Facebook wrote custom software to spy on encrypted app traffic from Snapchat, YouTube, and Amazon. Waymo sued Uber for acquiring a company run by a former employee who stole confidential files full of trade secrets.
Amazon took it one step further.
An investigative report from The Wall Street Journal revealed that Amazon created a shell company called Big River Services International (BRSI) to spy on its competitors. BRSI sells ~$1 million worth of goods – clothing merchandise they purchased from retailers holding “going out of business” sales – annually through rival e-commerce marketplaces like eBay, Shopify, and Walmart under various brand names like Rapid Cascade.
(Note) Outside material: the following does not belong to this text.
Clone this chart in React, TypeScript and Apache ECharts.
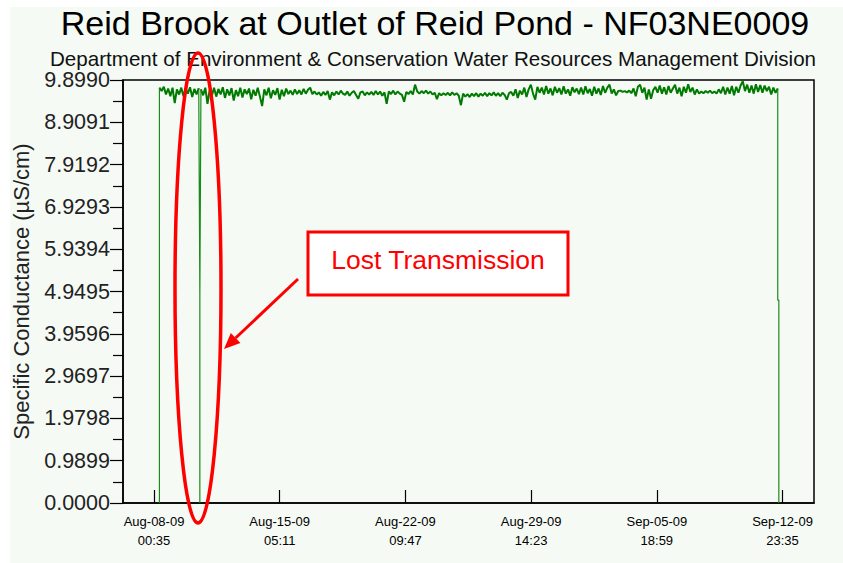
import React, { useEffect, useRef } from 'react';
import * as echarts from 'echarts';

// ---------- data ----------
const TITLE = 'Reid Brook at Outlet of Reid Pond - NF03NE0009';
const SUBTITLE = 'Department of Environment & Conservation Water Resources Management Division';
const Y_NAME = 'Specific Conductance (\u00b5S/cm)';
const CALLOUT = 'Lost Transmission';

const TICK_LABELS = ['Aug-08-09 00:35', 'Aug-15-09 05:11', 'Aug-22-09 09:47', 'Aug-29-09 14:23', 'Sep-05-09 18:59', 'Sep-12-09 23:35'];
const AXIS_START = 'Aug-06-09 05:59';
const AXIS_END = 'Sep-14-09 18:47';
const DATA_START = 'Aug-08-09 08:00';
const STEP_HOURS = 3;

const Y_MIN = 0;
const Y_MAX = 9.899;
const Y_STEP = 0.9899;

// readings before the lost transmission (Aug-08 .. Aug-10)
const readingsAug08 = [9.72, 9.64, 9.74, 9.56, 9.70, 9.52, 9.72, 9.36, 9.68, 9.56, 9.72, 9.52, 9.70, 9.58, 9.73, 9.50, 9.69, 9.56, 9.71];
// lost transmission dip
const gapDip = [4.85, 0, 4.85];
// readings after the gap
const readingsAug10 = [
  9.68, 9.54, 9.72, 9.34, 9.67, 9.53, 9.72, 9.51, 9.69, 9.56, 9.73, 9.48, 9.68, 9.54, 9.71, 9.42, 9.66, 9.52, 9.72, 9.49, 9.68, 9.57, 9.70, 9.45, 9.67, 9.53, 9.72, 9.51,
  9.29, 9.68, 9.54, 9.72, 9.47, 9.66, 9.55, 9.71, 9.44, 9.67, 9.52, 9.70, 9.57, 9.65, 9.55, 9.68, 9.57, 9.66, 9.56, 9.69, 9.58, 9.67, 9.72, 9.57,
  9.63, 9.56, 9.61, 9.53, 9.62, 9.55, 9.64, 9.44, 9.61, 9.54, 9.63, 9.56, 9.65, 9.58, 9.55, 9.63, 9.53, 9.60, 9.64, 9.55, 9.46, 9.61, 9.63, 9.54, 9.61, 9.56,
];
const readingsAug20 = [
  9.62, 9.55, 9.64, 9.56, 9.63, 9.53, 9.61, 9.34, 9.63, 9.57, 9.65, 9.56, 9.63, 9.58, 9.55, 9.39, 9.62, 9.57, 9.64, 9.56, 9.79,
  9.63, 9.58, 9.64, 9.59, 9.65, 9.58, 9.63, 9.56, 9.60, 9.45, 9.59, 9.54, 9.59, 9.55, 9.60, 9.54, 9.61, 9.55, 9.59, 9.53, 9.31,
  9.58, 9.51, 9.57, 9.50, 9.58, 9.52, 9.59, 9.51, 9.58, 9.53, 9.60, 9.52, 9.59, 9.54, 9.61, 9.53, 9.59, 9.52, 9.60, 9.55, 9.44, 9.59,
];
const readingsAug28 = [
  9.62, 9.53, 9.68, 9.48, 9.65, 9.56, 9.72, 9.50, 9.68, 9.79, 9.58, 9.44, 9.74, 9.60, 9.72, 9.56, 9.76, 9.58, 9.70, 9.54, 9.74, 9.60, 9.71, 9.56, 9.75, 9.58, 9.68, 9.53, 9.73, 9.61, 9.70, 9.57,
  9.72, 9.56, 9.75, 9.59, 9.69, 9.53, 9.74, 9.58, 9.70, 9.55, 9.76, 9.60, 9.72, 9.79, 9.58, 9.68, 9.54, 9.64, 9.65, 9.62, 9.64, 9.61, 9.65, 9.59, 9.70, 9.52, 9.74, 9.79,
  9.60, 9.72, 9.44, 9.68, 9.46, 9.66, 9.74, 9.60, 9.77, 9.58, 9.73, 9.56, 9.76, 9.60, 9.70, 9.79, 9.58, 9.72, 9.52, 9.74, 9.60, 9.80, 9.62, 9.72, 9.56, 9.68, 9.58,
];
const readingsSep08 = [
  9.63, 9.59, 9.64, 9.60, 9.65, 9.59, 9.63, 9.58, 9.68, 9.59, 9.74, 9.56, 9.72, 9.58, 9.76, 9.54, 9.74, 9.60, 9.77, 9.87,
  9.64, 9.79, 9.60, 9.77, 9.58, 9.80, 9.62, 9.78, 9.60, 9.77, 9.64, 9.74, 9.56, 9.72, 9.60, 9.70,
];
// final drop at end of record
const endDrop = [4.75, 4.75, 0];

// ---------- helpers ----------
const MONTHS = ['Jan', 'Feb', 'Mar', 'Apr', 'May', 'Jun', 'Jul', 'Aug', 'Sep', 'Oct', 'Nov', 'Dec'];
const HOUR = 3600000;
function parseStamp(s: string): number {
  const [d, t] = s.split(' ');
  const [mon, day, yy] = d.split('-');
  const [hh, mm] = t.split(':');
  return Date.UTC(2000 + Number(yy), MONTHS.indexOf(mon), Number(day), Number(hh), Number(mm));
}
function pad(n: number) { return n < 10 ? '0' + n : String(n); }
function fmt(v: number): string {
  const d = new Date(v);
  return `${MONTHS[d.getUTCMonth()]}-${pad(d.getUTCDate())}-${pad(d.getUTCFullYear() % 100)}\n${pad(d.getUTCHours())}:${pad(d.getUTCMinutes())}`;
}

type Pt = [number, number | string];

function buildSeries(): { band: Pt[]; drops: Pt[] } {
  const t0 = parseStamp(DATA_START);
  const step = STEP_HOURS * HOUR;
  const band: Pt[] = [];
  const drops: Pt[] = [];
  readingsAug08.forEach((v, i) => band.push([t0 + i * step, v]));
  const t18 = t0 + (readingsAug08.length - 1) * step;
  const gapT = t18 + step / 2;
  band.push([gapT, '-']);
  const after = [...readingsAug10, ...readingsAug20, ...readingsAug28, ...readingsSep08];
  const afterT0 = t0 + readingsAug08.length * step;
  after.forEach((v, i) => band.push([afterT0 + i * step, v]));
  const lastT = afterT0 + (after.length - 1) * step;

  // start rise
  drops.push([t0, 0], [t0, readingsAug08[0]], [t0 + step / 4, '-']);
  // lost transmission
  drops.push([t18, readingsAug08[readingsAug08.length - 1]]);
  gapDip.forEach((v) => drops.push([gapT, v]));
  drops.push([afterT0, after[0]], [afterT0 + step / 4, '-']);
  // end of record
  drops.push([lastT, after[after.length - 1]], [lastT, endDrop[0]], [lastT + step / 2, endDrop[1]], [lastT + step / 2, endDrop[2]]);
  return { band, drops };
}

const FONT = 'Liberation Sans, Arial, sans-serif';
const GREEN = '#007a00';

export default function App() {
  const ref = useRef<HTMLDivElement>(null);
  useEffect(() => {
    if (!ref.current) return;
    const chart = echarts.init(ref.current, undefined, { renderer: 'svg' });
    const tickTimes = TICK_LABELS.map(parseStamp);
    const { band, drops } = buildSeries();

    const ex = 198, ey = 288, erx = 23, ery = 235;
    const tip = [224, 349];
    const start = [298, 279];
    const dx = tip[0] - start[0], dy = tip[1] - start[1];
    const len = Math.sqrt(dx * dx + dy * dy);
    const ux = dx / len, uy = dy / len;
    const headL = 16, headW = 7;
    const base = [tip[0] - ux * headL, tip[1] - uy * headL];

    chart.setOption({
      animation: false,
      backgroundColor: '#ffffff',
      textStyle: { fontFamily: FONT },
      grid: {
        left: 123, right: 29, top: 80, bottom: 60,
        show: true, borderColor: '#000', borderWidth: 1.5, backgroundColor: 'transparent',
      },
      xAxis: {
        type: 'value',
        min: parseStamp(AXIS_START),
        max: parseStamp(AXIS_END),
        axisLine: { show: true, lineStyle: { color: '#000', width: 1.5 } },
        axisTick: { show: true, inside: true, length: 13, customValues: tickTimes, lineStyle: { color: '#000', width: 1.2 } },
        axisLabel: {
          customValues: tickTimes,
          formatter: (v: number) => fmt(v),
          fontSize: 13, lineHeight: 19, color: '#000', margin: 9, fontFamily: FONT,
        },
        splitLine: { show: false },
      },
      yAxis: {
        type: 'value',
        min: Y_MIN, max: Y_MAX, interval: Y_STEP,
        name: Y_NAME,
        nameLocation: 'middle',
        nameGap: 91,
        nameTextStyle: { fontSize: 22, color: '#222', fontFamily: FONT },
        axisLine: { show: true, lineStyle: { color: '#000', width: 1.5 } },
        axisTick: { show: true, inside: false, length: 13, lineStyle: { color: '#000', width: 1.2 } },
        minorTick: { show: true, splitNumber: 2, length: 10, lineStyle: { color: '#000', width: 1.2 } },
        axisLabel: {
          formatter: (v: number) => v.toFixed(4),
          fontSize: 21.5, color: '#222', margin: 13, fontFamily: FONT,
        },
        splitLine: { show: false },
      },
      graphic: [
        { type: 'rect', z: -100, silent: true, shape: { x: 10, y: 7, width: 833, height: 556 }, style: { fill: '#f5faf5' } },
        { type: 'text', z: 100, style: { text: TITLE, x: 435, y: 23, align: 'center', verticalAlign: 'middle', fontSize: 34, fontFamily: FONT, fill: '#000' } },
        { type: 'text', z: 100, style: { text: SUBTITLE, x: 433, y: 58, align: 'center', verticalAlign: 'middle', fontSize: 20.6, fontFamily: FONT, fill: '#111' } },
        { type: 'ellipse', z: 100, shape: { cx: ex, cy: ey, rx: erx, ry: ery }, style: { fill: 'none', stroke: '#ff0000', lineWidth: 3.5 } },
        { type: 'rect', z: 100, shape: { x: 308, y: 232, width: 260, height: 63 }, style: { fill: '#ffffff', stroke: '#ff0000', lineWidth: 3 } },
        { type: 'text', z: 101, style: { text: CALLOUT, x: 438, y: 260, align: 'center', verticalAlign: 'middle', fontSize: 26.5, fontFamily: FONT, fill: '#ff0000' } },
        { type: 'line', z: 100, shape: { x1: start[0], y1: start[1], x2: base[0], y2: base[1] }, style: { stroke: '#ff0000', lineWidth: 3 } },
        {
          type: 'polygon', z: 100,
          shape: { points: [tip, [base[0] - uy * headW, base[1] + ux * headW], [base[0] + uy * headW, base[1] - ux * headW]] },
          style: { fill: '#ff0000' },
        },
      ],
      series: [
        {
          type: 'line',
          data: band,
          showSymbol: false,
          symbol: 'none',
          connectNulls: false,
          lineStyle: { color: GREEN, width: 2 },
          itemStyle: { color: GREEN },
        },
        {
          type: 'line',
          data: drops,
          showSymbol: false,
          symbol: 'none',
          connectNulls: false,
          lineStyle: { color: '#1a8a1a', width: 1.2 },
          itemStyle: { color: GREEN },
        },
      ],
    });
    return () => chart.dispose();
  }, []);
  return <div ref={ref} style={{ position: 'absolute', left: 0, top: 0, width: 843, height: 563 }} />;
}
BRSI uses its sales to help Amazon obtain pricing data, logistics information, and other details about its rivals. The Amazon employees operating BRSI also attend their rivals’ seller conferences and meet with their competitors directly—identifying themselves only as BRSI employees, never Amazon.
They also took extraordinary measures to keep the project secret internally. For example, they shared their reports and findings with Amazon executives using printed, numbered copies rather than email.
Is what Amazon did legal?
Likely not. Elizabeth Rowe, a University of Virginia School of Law professor specializing in trade secret law, shared, “Misrepresenting themselves to competitors to gain proprietary information can lead to suits on trade secret misappropriation.”
It’s a good thing Amazon’s legal team isn’t that busy…they’re only battling antitrust charges brought last year by the U.S. Federal Trade Commission and 17 states.